Generously, we might say he never possessed the political oomph to do more than keep Ukraine afloat while trying to change the subject whenever possible.

Unfortunately, Mr. Trump’s known virtues make it unlikely, even if he can now deliver a cease-fire negotiation, that he will produce anything resembling stability once the confetti is swept up.

You might even ask if the war is stoppable at this point. Will Ukraine become Afghanistan in the middle of Europe?

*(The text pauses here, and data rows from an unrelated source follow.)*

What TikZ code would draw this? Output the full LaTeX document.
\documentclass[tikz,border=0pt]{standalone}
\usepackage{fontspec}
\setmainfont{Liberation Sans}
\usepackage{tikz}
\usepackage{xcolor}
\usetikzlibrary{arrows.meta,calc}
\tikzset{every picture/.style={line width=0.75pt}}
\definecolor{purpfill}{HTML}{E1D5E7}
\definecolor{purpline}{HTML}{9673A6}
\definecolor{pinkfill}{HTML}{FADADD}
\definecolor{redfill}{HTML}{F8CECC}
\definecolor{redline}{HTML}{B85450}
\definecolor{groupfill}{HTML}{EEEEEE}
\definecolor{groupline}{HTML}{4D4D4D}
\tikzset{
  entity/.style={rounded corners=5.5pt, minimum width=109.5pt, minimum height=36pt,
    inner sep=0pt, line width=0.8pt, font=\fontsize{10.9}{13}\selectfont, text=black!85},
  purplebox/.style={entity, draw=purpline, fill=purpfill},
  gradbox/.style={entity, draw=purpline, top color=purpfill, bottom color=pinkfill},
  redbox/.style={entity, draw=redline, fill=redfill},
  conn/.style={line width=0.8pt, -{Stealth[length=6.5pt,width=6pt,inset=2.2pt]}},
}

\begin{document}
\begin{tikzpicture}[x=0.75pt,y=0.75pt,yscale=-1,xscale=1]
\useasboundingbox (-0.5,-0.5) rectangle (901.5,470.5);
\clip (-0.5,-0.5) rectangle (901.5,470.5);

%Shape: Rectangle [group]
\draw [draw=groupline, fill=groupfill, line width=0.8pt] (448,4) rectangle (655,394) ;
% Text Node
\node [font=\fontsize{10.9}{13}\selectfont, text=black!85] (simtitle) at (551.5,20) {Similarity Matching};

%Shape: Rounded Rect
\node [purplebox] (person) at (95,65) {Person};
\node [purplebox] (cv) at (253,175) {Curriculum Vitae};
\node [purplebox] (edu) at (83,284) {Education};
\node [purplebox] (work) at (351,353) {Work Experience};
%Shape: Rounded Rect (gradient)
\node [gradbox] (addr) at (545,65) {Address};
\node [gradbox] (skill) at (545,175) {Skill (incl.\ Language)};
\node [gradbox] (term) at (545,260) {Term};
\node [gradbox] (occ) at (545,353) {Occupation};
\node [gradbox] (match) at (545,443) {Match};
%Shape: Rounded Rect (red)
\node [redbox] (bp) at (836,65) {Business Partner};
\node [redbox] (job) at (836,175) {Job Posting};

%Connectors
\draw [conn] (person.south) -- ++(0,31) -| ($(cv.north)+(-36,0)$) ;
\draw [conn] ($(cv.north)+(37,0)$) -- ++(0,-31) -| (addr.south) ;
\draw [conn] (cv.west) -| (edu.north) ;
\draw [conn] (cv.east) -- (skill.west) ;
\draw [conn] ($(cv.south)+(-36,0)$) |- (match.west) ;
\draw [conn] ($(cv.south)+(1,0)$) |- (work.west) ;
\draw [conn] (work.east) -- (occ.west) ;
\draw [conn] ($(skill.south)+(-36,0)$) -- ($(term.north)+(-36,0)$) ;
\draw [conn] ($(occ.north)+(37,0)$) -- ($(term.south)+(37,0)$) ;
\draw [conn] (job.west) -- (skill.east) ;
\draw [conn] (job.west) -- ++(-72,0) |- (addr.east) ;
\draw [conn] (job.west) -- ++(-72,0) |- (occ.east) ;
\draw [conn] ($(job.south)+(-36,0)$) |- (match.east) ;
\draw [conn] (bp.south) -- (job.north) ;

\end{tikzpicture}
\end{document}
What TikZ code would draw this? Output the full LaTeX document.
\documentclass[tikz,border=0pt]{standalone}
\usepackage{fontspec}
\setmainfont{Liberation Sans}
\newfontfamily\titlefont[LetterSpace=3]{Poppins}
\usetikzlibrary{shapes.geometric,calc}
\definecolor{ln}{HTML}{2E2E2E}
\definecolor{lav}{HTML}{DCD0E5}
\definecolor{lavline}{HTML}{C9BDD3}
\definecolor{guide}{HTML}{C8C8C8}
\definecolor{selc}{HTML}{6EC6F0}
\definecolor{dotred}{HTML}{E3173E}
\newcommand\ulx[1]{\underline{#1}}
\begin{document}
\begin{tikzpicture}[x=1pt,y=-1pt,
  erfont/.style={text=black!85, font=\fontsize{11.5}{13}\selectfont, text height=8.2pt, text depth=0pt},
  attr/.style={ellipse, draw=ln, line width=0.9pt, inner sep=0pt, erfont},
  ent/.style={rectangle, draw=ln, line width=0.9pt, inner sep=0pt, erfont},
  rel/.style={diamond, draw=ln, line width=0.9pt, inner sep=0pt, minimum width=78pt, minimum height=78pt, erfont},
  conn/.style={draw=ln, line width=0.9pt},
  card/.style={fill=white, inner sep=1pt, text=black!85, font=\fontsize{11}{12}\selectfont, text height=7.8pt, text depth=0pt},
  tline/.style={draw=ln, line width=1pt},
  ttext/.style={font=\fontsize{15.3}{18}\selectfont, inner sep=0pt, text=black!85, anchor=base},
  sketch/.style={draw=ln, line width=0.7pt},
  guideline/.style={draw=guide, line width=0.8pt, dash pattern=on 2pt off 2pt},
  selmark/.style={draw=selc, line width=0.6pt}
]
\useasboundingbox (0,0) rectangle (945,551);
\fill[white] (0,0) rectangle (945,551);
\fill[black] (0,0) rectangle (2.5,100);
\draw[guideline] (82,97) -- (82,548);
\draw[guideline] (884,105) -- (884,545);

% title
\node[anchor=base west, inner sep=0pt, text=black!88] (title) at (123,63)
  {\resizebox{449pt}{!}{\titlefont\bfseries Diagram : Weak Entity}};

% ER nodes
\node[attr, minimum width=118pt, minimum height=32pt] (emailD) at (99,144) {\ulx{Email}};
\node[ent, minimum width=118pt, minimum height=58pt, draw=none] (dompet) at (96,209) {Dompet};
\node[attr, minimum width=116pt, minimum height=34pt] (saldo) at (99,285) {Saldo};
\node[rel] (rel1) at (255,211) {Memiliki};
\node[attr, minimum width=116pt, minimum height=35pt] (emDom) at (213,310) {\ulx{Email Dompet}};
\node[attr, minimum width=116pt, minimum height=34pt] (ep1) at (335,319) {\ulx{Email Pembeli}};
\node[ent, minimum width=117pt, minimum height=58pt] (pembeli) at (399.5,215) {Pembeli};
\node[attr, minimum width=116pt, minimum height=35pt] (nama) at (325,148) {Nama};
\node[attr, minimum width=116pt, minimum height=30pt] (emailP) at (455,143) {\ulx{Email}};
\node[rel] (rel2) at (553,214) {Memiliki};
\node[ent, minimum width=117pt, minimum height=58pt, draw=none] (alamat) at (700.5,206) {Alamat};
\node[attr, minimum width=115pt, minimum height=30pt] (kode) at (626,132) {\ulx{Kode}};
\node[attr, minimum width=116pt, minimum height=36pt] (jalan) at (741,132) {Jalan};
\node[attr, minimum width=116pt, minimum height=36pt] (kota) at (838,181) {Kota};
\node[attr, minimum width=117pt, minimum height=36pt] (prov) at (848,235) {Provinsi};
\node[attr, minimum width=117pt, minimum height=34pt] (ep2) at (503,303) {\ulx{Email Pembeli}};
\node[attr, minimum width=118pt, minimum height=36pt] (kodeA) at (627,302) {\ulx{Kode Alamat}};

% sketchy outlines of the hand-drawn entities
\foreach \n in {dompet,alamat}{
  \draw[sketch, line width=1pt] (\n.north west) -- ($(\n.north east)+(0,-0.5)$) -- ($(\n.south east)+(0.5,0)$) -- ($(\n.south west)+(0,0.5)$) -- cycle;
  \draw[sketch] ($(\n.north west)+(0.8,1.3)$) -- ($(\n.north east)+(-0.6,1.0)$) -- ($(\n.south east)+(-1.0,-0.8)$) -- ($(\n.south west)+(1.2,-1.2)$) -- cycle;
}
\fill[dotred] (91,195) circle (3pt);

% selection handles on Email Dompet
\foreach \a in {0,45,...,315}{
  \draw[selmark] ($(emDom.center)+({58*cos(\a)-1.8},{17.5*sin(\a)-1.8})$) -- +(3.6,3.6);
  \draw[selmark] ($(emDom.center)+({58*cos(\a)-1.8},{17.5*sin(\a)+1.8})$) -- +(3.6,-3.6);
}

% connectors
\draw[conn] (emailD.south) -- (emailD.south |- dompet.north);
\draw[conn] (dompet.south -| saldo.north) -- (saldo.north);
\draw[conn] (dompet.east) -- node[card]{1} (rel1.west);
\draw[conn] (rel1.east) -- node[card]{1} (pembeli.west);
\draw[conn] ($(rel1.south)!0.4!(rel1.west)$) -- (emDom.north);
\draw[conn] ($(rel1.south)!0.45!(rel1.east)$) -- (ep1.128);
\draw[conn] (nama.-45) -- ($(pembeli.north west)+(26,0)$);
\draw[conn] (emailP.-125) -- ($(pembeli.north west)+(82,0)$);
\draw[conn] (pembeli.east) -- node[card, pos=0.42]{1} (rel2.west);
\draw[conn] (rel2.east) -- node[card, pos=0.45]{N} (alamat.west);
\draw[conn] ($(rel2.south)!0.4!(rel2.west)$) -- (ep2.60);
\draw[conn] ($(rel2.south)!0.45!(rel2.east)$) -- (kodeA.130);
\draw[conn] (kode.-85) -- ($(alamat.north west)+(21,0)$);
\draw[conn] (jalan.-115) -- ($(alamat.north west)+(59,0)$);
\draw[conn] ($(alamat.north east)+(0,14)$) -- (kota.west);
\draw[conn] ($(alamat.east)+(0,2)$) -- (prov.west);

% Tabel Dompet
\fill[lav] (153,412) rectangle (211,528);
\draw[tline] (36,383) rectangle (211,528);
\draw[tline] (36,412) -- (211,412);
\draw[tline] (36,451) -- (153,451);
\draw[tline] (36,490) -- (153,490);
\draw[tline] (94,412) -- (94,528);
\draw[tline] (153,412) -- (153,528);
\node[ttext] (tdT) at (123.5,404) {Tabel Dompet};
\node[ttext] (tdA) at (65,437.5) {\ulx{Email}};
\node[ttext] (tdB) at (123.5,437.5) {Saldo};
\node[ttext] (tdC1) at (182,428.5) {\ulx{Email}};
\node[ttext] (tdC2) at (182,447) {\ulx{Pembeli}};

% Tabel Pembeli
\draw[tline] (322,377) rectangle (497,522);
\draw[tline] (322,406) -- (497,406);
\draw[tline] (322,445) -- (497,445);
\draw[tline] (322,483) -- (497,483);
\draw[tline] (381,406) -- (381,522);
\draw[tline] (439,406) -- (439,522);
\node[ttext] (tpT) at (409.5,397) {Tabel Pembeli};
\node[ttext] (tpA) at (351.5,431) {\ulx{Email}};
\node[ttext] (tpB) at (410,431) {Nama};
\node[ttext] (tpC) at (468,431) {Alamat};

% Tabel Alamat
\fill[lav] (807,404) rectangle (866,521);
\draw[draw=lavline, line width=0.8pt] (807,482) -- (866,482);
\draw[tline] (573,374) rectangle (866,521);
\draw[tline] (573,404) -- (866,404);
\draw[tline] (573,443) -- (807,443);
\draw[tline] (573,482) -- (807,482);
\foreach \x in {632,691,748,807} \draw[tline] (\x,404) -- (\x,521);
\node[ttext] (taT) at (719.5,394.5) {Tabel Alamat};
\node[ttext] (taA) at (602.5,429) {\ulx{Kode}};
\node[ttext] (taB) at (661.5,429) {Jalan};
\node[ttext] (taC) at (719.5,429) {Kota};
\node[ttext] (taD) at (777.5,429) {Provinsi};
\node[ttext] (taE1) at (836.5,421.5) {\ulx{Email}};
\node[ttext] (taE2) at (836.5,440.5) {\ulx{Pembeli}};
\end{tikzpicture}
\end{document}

The Ukrainians have shown themselves not controllable from Moscow or Washington. Their losses they will find hard to forgive. For his part, Mr. Putin must know the territorial gains he keeps striving after, at huge cost to his soldiers, will be his future eyesore and money pit at best, and more likely a source of insurgency, vandalism and sabotage that will weaken the Russian state and metastasize across the region for decades to come. If you’re Poland or Finland, it’s not unthinkable that, in 10 or 20 years, you might have to resume sovereignty over border areas long ago stolen by Stalin.

The war has been a disaster for both Moscow and Kyiv, though Mr. Putin will call himself a winner under any outcome. Indeed, I expect his key ask will be a secret codicil banning the phrase “strategic defeat for Russia,” which has clearly become neuralgic for him (this phrase got yours truly named to the Kremlin’s sanctions list).

He may not say so, but Mr. Putin secretly knows that Russia has long benefited from the stability provided by NATO, without which the Soviet Union’s unraveling 35 years ago could have been a lot more fraught and dangerous.

Any deal struck now among Mr. Trump, Ukraine’s Volodomyr Zelensky and Mr. Putin had better keep this in mind. Needed will be a big and lasting financial and military investment from Europe and the U.S. to avoid the Afghanistan scenario.